Featured in Capital #61 Subscribe to get the real thing here.
PhD Candidate and Red Cross worker Fairooz Samy watches a lot of TV.
With a first class honours degree and a Master’s already under her belt, Fairooz Samy’s research has previously focused on critical race theory, gender, and neoliberalism, but her current work, for her PhD, is centred on television studies and digital media. “I’m looking at the impact that the internet and its associated technologies (data, algorithms, interfaces) have had on the television industry,” she explains. “Netflix’s ability to become ubiquitous, to ingratiate itself into the hearts and minds of over 100 million global users and incentivise the restructuring of the television industry, is impressive.”

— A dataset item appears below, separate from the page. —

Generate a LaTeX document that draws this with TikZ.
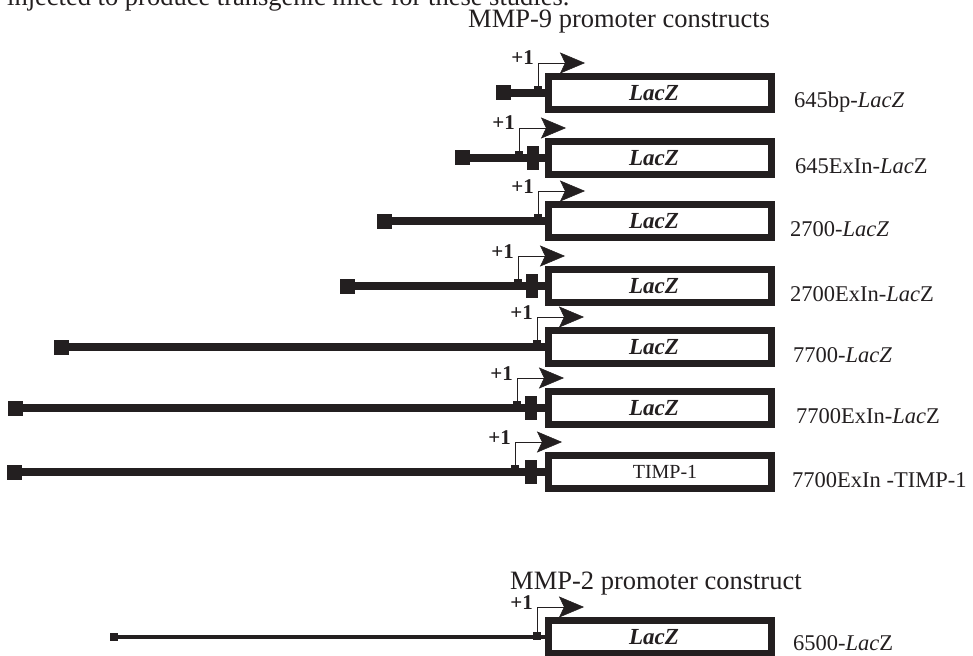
\documentclass[tikz,border=0pt]{standalone}
\usepackage{fontspec}
\setmainfont{Liberation Serif}
\usetikzlibrary{arrows.meta}
\definecolor{ink}{HTML}{231F20}
\tikzset{
  genebox/.style={draw=ink, line width=7pt, fill=white, minimum width=223pt, minimum height=33pt, inner sep=0pt},
  endsq/.style={fill=ink, minimum size=15pt, inner sep=0pt},
  smallsq/.style={fill=ink, minimum size=8pt, inner sep=0pt},
  exinblk/.style={fill=ink, minimum width=12pt, minimum height=24pt, inner sep=0pt},
  tickmark/.style={fill=ink, minimum width=8pt, minimum height=3pt, inner sep=0pt},
  dnaline/.style={draw=ink, line width=8pt},
  thindna/.style={draw=ink, line width=4pt},
  promline/.style={draw=ink, line width=0.9pt, -{Stealth[length=25pt,width=21pt,inset=5pt,fill=ink,line width=0.5pt]}},
  plusone/.style={anchor=base east, inner sep=0pt, font=\fontsize{21}{25}\selectfont\bfseries, text=ink},
  lbl/.style={anchor=base west, inner sep=0pt, font=\fontsize{22.5}{27}\selectfont, text=ink},
  ttl/.style={anchor=base west, inner sep=0pt, font=\fontsize{26.5}{31}\selectfont, text=ink},
  boxtxt/.style={inner sep=0pt, text=ink}
}
\newcommand\laczbox{\fontsize{23}{27}\selectfont\bfseries\itshape LacZ}
\newcommand\conrow[8]{%
  \node[endsq] (s#1) at (#3,#2) {};
  \draw[dnaline] (s#1.center) -- ({548.5},#2) coordinate (j#1);
  \node[genebox] (b#1) at (660,#2) {};
  \node[tickmark] (t#1) at (#4,{#2-5.5}) {};
  \coordinate (a#1) at ({#4+47},{#2-30});
  \draw[promline] (t#1.north) |- (a#1);
  \node[plusone] (o#1) at ({#4-4},{#2-28}) {+1};
  \node[lbl] (l#1) at (#5,{#2+15}) {#6};
  \node[boxtxt] (x#1) at (#8,#2) {#7};
}
\begin{document}
\begin{tikzpicture}[x=1pt,y=-1pt]
\useasboundingbox (0,0) rectangle (973,655);
\node[ttl] (intro) at (7,6) {injected to produce transgenic mice for these studies.};
\node[ttl] (t9) at (468,28) {MMP-9 promoter constructs};

\conrow{1}{93}{503.5}{538}{794}{645bp-\textit{LacZ}}{\laczbox}{654}
\conrow{2}{158}{462}{519}{795}{645ExIn-\textit{Lac}Z}{\laczbox}{654}
\node[exinblk] (e2) at (533,158) {};
\conrow{3}{221}{384.5}{538}{790}{2700-\textit{LacZ}}{\laczbox}{654}
\conrow{4}{286}{347.5}{518}{790}{2700ExIn-\textit{Lac}Z}{\laczbox}{654}
\node[exinblk] (e4) at (532,286) {};
\conrow{5}{347}{61.5}{537}{793}{7700-\textit{LacZ}}{\laczbox}{654}
\conrow{6}{408}{15.5}{517}{796}{7700ExIn-\textit{Lac}Z}{\laczbox}{654}
\node[exinblk] (e6) at (530.5,408) {};
\conrow{7}{472}{14.5}{515}{792}{7700ExIn -TIMP-1}{\fontsize{20}{24}\selectfont TIMP-1}{665}
\node[exinblk] (e7) at (530.5,472) {};

\node[ttl] (t2) at (510,589) {MMP-2 promoter construct};
\node[smallsq] (s8) at (114,637) {};
\draw[thindna] (s8.center) -- (548.5,637) coordinate (j8);
\node[genebox] (b8) at (660,637) {};
\node[smallsq] (t8) at (537,636) {};
\coordinate (a8) at (584,607);
\draw[promline] (t8.north) |- (a8);
\node[plusone] (o8) at (533,609) {+1};
\node[lbl] (l8) at (793,650) {6500-\textit{Lac}Z};
\node[boxtxt] (x8) at (654,637) {\laczbox};
\end{tikzpicture}
\end{document}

Fairooz grew up in Hawke’s Bay but says her heart belongs to Wellington. “My favourite places aren’t necessarily trendy or fancy – they’re places I love because I’ve made memories there with friends over the years.” She likes Enigma and Espressoholic, and Loretta’s for the atmosphere. Laundry and Meow have both been “unofficial post-grad home bases for years.” The Wellington water front is where Fairooz feels most at home, and she’s a big fan of festivals, “fringe festivals, comedy festivals, film festivals, you name it,” so will often be found at cinemas, BATS or the Fringe Bar.
Autobiographies are on Fairooz’s reading list at the moment, “I just finished Roxanne Gay’s Hunger and Paul Kalanithi’s When Breath Becomes Air, which were both fantastic, and I’m currently working my way through Michelle Obama’s Becoming.” When it comes to musicians M.I.A is top of the list. “Her music is infused with politics and commentary and she’s worked to bring attention to various humanitarian issues over her whole career. She’s also from a refugee background and brings that perspective to her art.”
As well as being a full-time student, Fairooz also works part-time at Red Cross. “I stumbled across one of their ads looking for a ‘cross-cultural worker’. It looked rewarding and I thought I had a few skills to contribute.” She works in the refugee settlement program. “I provide advocacy services, and language and cultural support for refugee-background clients.”
When a family arrives in Wellington to start a new life there are the big things to sort out, like electricity, furniture and house keys, but Fairooz says it’s often the small things that matter the most. “Making sure the family has a good meal for the first night in their new home, meeting them at the airport with their volunteers, and sourcing things like books, toys, and blankets for the children.”
One thing Wellingtonians can do to make former refugees feel more at home is to simply break the ice. “Approaching a stranger can be really daunting for people of a refugee background so making the first move, like saying hello, asking a question, or sharing some food, will really help.”
The best part of Fairooz’s job is seeing past clients thriving. “Sometimes I’ll bump in to someone I used to work with out and about, maybe with new friends, enjoying the city, being independent, and I’ll be reminded of how much they’ve been able to accomplish in just a year or two of their arrival and what they can achieve in the future.”